Why should you use a feature store

One or two weeks ago, a machine learning engineer who works on my team started complaining that working with databases is awful.

Table of Contents

  1. How does machine learning training look like without a feature store
  2. Benefits of having a feature store
  3. Which feature store should you use?
  4. When should you invest time in a feature store

Well, is it? It never occurred to me this way. I’m a data engineer, so databases are an everyday thing for me. From an ML engineer’s point of view, databases look like needless complexity. After all, ML engineers want to get a dataset and don’t care how it happens.

Can we give machine learning engineers the datasets they need without forcing them to get familiar with many databases? Fortunately, we can use feature stores for that!

How does machine learning training look like without a feature store

ML engineers got used to getting the data as CSV files. They can easily load such files into Pandas. Usually, running a project without a feature store leads to a couple of problems that don’t get your attention before it is too late.

How does it happen?

At first, the ML engineer reaches out to a data engineer to get the CSV files. The data engineer runs a couple of queries, dumps the data into CSV, and sends them to the ML engineer. In the best case, they write down the query and upload the files to S3.

Later, the ML engineer requests more data, so the data engineer must run a few more queries. Now they have a problem. What was the time range of the original dataset? How can we be sure we retrieve the same range of dates now? What if something was updated later? Can we get a snapshot?

If they still have the original queries, they may figure it out. If they don’t, you lose the reproducibility of the model. You will never retrain it using fresh data because you don’t even know what data you used to train the first version.

When your ML project turns into such a mess, the best thing you can do is to start it from scratch—this time, doing it correctly.

Of course, you may be lucky and get away with it. You may still complete the project successfully. It’s easy to procure the data later if you train the model using a simple dataset. After all, if your model processes online reviews and you care only about the text, you know you need to get the text and nothing else.

Yet, you won’t get reproducible results in many projects without a feature store.

Benefits of having a feature store

A feature store is an intermediate software layer between the data sources and machine learning engineers. It creates an abstraction layer hiding the complexity of databases.

A data engineering team builds ETL to transform the data and ingest it into the feature store. On the other side of the feature store API, the machine learning engineers can request the features they need. The intermediate software will merge the data sources and filter the data by the keys provided by ML engineers.

In the end, both teams work in a familiar environment.

However, that’s not the only reason to use a feature store!

We can use a feature store to increase the reproducibility of ML training code. The code retrieving the data from a feature store is a part of your training pipeline. You can store it in the repository and rerun it later.

The feature store keeps a snapshot of values, so you will get the same data if you retrieve the same snapshot later.

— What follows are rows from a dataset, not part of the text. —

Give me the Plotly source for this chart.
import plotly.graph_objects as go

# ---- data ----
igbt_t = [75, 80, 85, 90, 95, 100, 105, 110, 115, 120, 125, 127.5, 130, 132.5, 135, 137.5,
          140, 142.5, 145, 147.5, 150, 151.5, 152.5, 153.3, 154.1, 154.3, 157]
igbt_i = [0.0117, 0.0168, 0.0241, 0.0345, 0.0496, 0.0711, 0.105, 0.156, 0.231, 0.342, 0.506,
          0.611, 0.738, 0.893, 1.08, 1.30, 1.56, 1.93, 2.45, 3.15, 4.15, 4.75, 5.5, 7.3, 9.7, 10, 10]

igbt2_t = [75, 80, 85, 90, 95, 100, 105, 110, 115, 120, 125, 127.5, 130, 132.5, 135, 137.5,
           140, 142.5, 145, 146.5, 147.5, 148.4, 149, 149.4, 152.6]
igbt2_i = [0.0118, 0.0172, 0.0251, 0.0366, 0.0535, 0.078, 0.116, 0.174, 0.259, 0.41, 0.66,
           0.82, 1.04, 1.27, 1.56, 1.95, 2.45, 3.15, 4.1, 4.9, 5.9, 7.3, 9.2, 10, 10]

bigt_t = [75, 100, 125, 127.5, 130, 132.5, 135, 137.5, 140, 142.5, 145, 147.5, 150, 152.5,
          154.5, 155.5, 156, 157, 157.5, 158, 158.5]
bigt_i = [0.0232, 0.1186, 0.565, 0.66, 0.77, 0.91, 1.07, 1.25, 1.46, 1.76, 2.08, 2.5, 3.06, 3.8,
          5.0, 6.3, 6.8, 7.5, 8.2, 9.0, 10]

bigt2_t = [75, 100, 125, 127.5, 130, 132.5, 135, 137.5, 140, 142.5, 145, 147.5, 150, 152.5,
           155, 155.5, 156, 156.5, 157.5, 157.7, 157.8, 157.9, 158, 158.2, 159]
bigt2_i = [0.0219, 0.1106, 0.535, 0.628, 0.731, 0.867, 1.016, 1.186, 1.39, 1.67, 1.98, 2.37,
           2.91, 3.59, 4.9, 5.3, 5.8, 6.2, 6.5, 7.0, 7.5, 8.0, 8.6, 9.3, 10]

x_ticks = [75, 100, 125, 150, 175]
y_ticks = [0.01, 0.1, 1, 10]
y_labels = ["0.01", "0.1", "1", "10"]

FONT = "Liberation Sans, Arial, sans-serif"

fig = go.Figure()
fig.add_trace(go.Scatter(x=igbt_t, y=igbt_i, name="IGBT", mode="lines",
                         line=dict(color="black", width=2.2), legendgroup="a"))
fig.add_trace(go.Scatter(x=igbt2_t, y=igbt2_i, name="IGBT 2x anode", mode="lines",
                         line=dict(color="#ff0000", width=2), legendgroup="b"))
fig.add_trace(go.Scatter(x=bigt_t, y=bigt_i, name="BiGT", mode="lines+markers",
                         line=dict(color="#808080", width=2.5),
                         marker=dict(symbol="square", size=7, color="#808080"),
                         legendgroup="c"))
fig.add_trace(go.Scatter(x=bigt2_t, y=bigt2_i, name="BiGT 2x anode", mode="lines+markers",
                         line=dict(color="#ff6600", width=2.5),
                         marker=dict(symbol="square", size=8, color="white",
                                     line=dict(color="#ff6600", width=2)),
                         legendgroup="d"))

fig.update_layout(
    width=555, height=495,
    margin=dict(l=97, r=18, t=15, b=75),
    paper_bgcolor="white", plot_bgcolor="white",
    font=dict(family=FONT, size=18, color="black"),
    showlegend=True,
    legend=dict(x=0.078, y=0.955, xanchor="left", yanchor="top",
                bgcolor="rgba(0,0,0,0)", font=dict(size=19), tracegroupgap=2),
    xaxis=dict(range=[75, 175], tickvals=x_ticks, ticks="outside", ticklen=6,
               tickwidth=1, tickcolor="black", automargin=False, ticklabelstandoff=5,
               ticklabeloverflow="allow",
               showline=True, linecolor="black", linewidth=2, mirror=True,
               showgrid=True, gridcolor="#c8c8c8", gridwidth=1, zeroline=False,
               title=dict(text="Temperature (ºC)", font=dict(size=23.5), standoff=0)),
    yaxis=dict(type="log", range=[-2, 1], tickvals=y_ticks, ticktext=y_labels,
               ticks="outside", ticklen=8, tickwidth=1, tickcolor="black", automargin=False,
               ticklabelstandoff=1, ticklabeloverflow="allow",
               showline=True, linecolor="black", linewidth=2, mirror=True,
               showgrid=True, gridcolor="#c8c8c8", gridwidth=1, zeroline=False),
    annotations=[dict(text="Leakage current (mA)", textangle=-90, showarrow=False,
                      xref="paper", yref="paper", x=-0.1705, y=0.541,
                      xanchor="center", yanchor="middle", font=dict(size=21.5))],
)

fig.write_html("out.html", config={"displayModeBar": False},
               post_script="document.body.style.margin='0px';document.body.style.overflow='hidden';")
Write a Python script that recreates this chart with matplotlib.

When you have a feature store, you outsource taking care of data retrieval reproducibility to a trustworthy piece of software.

Which feature store should you use?

Many feature store implementations exist. Today every major ML company builds one.

Feast seems to be a good choice if you prefer an open-source implementation. In July 2021, I wrote an article about using the Feast feature store. Of course, using an open-source project requires way more effort than buying a third-party service.

If you want a fire-and-forget approach to feature stores, you should look at the Qwak ML platform. (For disclosure, I do freelance content writing and MLOps evangelism for Qwak.) Qwak lets you forget about the Ops aspect of running a feature store, so you can focus on procuring the data and building the models.

The AWS Sagemaker Feature Store may be an obvious choice for AWS users. Personally, I find it a little bit overengineered. It seems AWS tries to turn Sagemaker Studio into “the one ML tool to rule them all.”

When should you invest time in a feature store

I wouldn’t recommend starting an ML project by setting up a feature store.

Although you will need the feature store soon, I recommend focusing your initial MLOps efforts on the deployment pipeline. Nothing demotivates engineers as fast as having ready-to-use code that they cannot deploy.

At the same time, make sure you will have enough information to populate the feature store with useful data. Starting with the deployment code isn’t an excuse to do a sloppy job during data retrieval. Keep the code and queries! You will need them later.

After you deploy the model, see it running in production, and discuss training a new version, you can start working on the feature store.

It makes no sense to start earlier because your effort may be wasted if your model performs poorly in production.

As long as you documented the data retrieval, you can push the features into a feature store while building the second version of the model.